§ Objective: Please write the listing below out again exactly, leaving every picture behind.

§ Collected data:
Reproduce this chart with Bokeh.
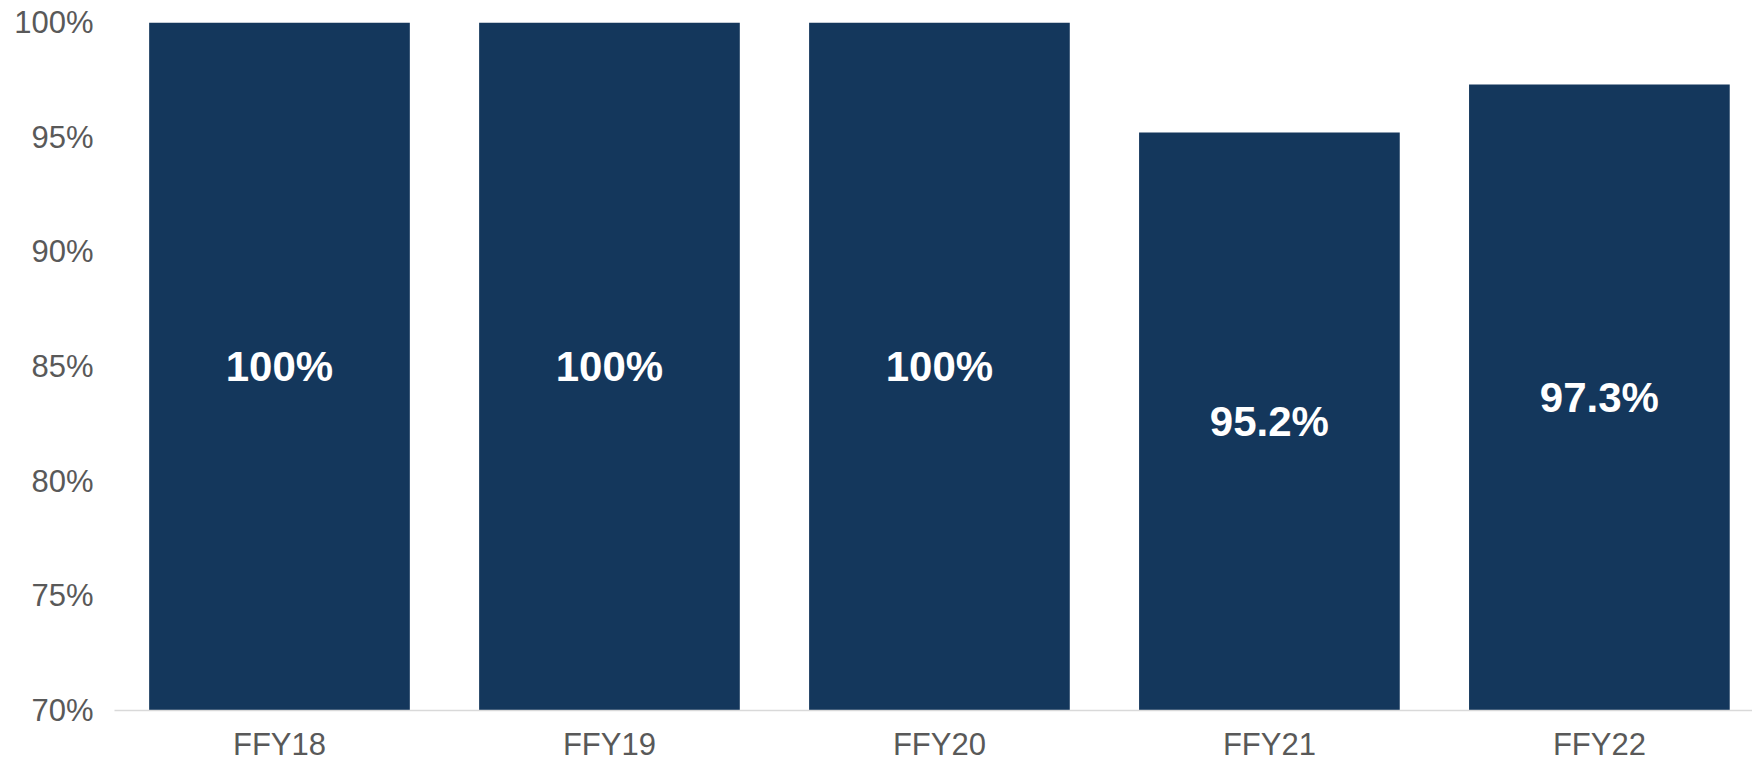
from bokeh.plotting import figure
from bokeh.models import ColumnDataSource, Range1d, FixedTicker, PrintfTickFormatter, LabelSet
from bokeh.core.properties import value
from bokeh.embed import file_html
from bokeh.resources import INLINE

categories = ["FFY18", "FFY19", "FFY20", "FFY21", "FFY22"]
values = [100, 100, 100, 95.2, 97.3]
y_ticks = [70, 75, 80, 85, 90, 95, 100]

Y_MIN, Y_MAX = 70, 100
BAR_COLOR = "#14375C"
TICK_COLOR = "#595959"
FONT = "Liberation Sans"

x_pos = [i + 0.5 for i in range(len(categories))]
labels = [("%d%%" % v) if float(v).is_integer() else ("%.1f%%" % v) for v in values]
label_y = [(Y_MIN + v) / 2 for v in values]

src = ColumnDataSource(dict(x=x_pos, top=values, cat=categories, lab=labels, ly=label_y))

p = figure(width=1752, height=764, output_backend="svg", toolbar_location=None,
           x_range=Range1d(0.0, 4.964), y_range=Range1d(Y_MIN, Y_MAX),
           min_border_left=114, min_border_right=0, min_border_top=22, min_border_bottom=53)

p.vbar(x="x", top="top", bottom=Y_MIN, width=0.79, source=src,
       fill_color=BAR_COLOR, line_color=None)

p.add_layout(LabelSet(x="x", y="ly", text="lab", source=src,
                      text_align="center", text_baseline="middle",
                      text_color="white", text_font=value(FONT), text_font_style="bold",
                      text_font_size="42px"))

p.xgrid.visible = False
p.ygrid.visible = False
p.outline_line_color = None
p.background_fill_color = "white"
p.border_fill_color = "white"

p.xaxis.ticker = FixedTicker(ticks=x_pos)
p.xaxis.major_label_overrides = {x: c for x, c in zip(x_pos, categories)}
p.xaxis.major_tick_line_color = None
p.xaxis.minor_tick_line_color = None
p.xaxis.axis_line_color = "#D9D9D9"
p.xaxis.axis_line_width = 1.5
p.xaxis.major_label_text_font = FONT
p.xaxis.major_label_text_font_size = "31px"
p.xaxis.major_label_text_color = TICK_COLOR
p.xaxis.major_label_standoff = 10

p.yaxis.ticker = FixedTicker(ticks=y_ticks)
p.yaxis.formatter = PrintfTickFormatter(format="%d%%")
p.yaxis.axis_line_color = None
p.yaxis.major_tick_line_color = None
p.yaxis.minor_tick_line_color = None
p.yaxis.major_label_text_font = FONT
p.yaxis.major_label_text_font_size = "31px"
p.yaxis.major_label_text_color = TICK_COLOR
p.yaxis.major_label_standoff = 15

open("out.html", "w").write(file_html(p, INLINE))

§ Result for this exercise:
Reproduce this chart with Bokeh.
from bokeh.plotting import figure
from bokeh.models import ColumnDataSource, Range1d, FixedTicker, PrintfTickFormatter, LabelSet
from bokeh.core.properties import value
from bokeh.embed import file_html
from bokeh.resources import INLINE

categories = ["FFY18", "FFY19", "FFY20", "FFY21", "FFY22"]
values = [100, 100, 100, 95.2, 97.3]
y_ticks = [70, 75, 80, 85, 90, 95, 100]

Y_MIN, Y_MAX = 70, 100
BAR_COLOR = "#14375C"
TICK_COLOR = "#595959"
FONT = "Liberation Sans"

x_pos = [i + 0.5 for i in range(len(categories))]
labels = [("%d%%" % v) if float(v).is_integer() else ("%.1f%%" % v) for v in values]
label_y = [(Y_MIN + v) / 2 for v in values]

src = ColumnDataSource(dict(x=x_pos, top=values, cat=categories, lab=labels, ly=label_y))

p = figure(width=1752, height=764, output_backend="svg", toolbar_location=None,
           x_range=Range1d(0.0, 4.964), y_range=Range1d(Y_MIN, Y_MAX),
           min_border_left=114, min_border_right=0, min_border_top=22, min_border_bottom=53)

p.vbar(x="x", top="top", bottom=Y_MIN, width=0.79, source=src,
       fill_color=BAR_COLOR, line_color=None)

p.add_layout(LabelSet(x="x", y="ly", text="lab", source=src,
                      text_align="center", text_baseline="middle",
                      text_color="white", text_font=value(FONT), text_font_style="bold",
                      text_font_size="42px"))

p.xgrid.visible = False
p.ygrid.visible = False
p.outline_line_color = None
p.background_fill_color = "white"
p.border_fill_color = "white"

p.xaxis.ticker = FixedTicker(ticks=x_pos)
p.xaxis.major_label_overrides = {x: c for x, c in zip(x_pos, categories)}
p.xaxis.major_tick_line_color = None
p.xaxis.minor_tick_line_color = None
p.xaxis.axis_line_color = "#D9D9D9"
p.xaxis.axis_line_width = 1.5
p.xaxis.major_label_text_font = FONT
p.xaxis.major_label_text_font_size = "31px"
p.xaxis.major_label_text_color = TICK_COLOR
p.xaxis.major_label_standoff = 10

p.yaxis.ticker = FixedTicker(ticks=y_ticks)
p.yaxis.formatter = PrintfTickFormatter(format="%d%%")
p.yaxis.axis_line_color = None
p.yaxis.major_tick_line_color = None
p.yaxis.minor_tick_line_color = None
p.yaxis.major_label_text_font = FONT
p.yaxis.major_label_text_font_size = "31px"
p.yaxis.major_label_text_color = TICK_COLOR
p.yaxis.major_label_standoff = 15

open("out.html", "w").write(file_html(p, INLINE))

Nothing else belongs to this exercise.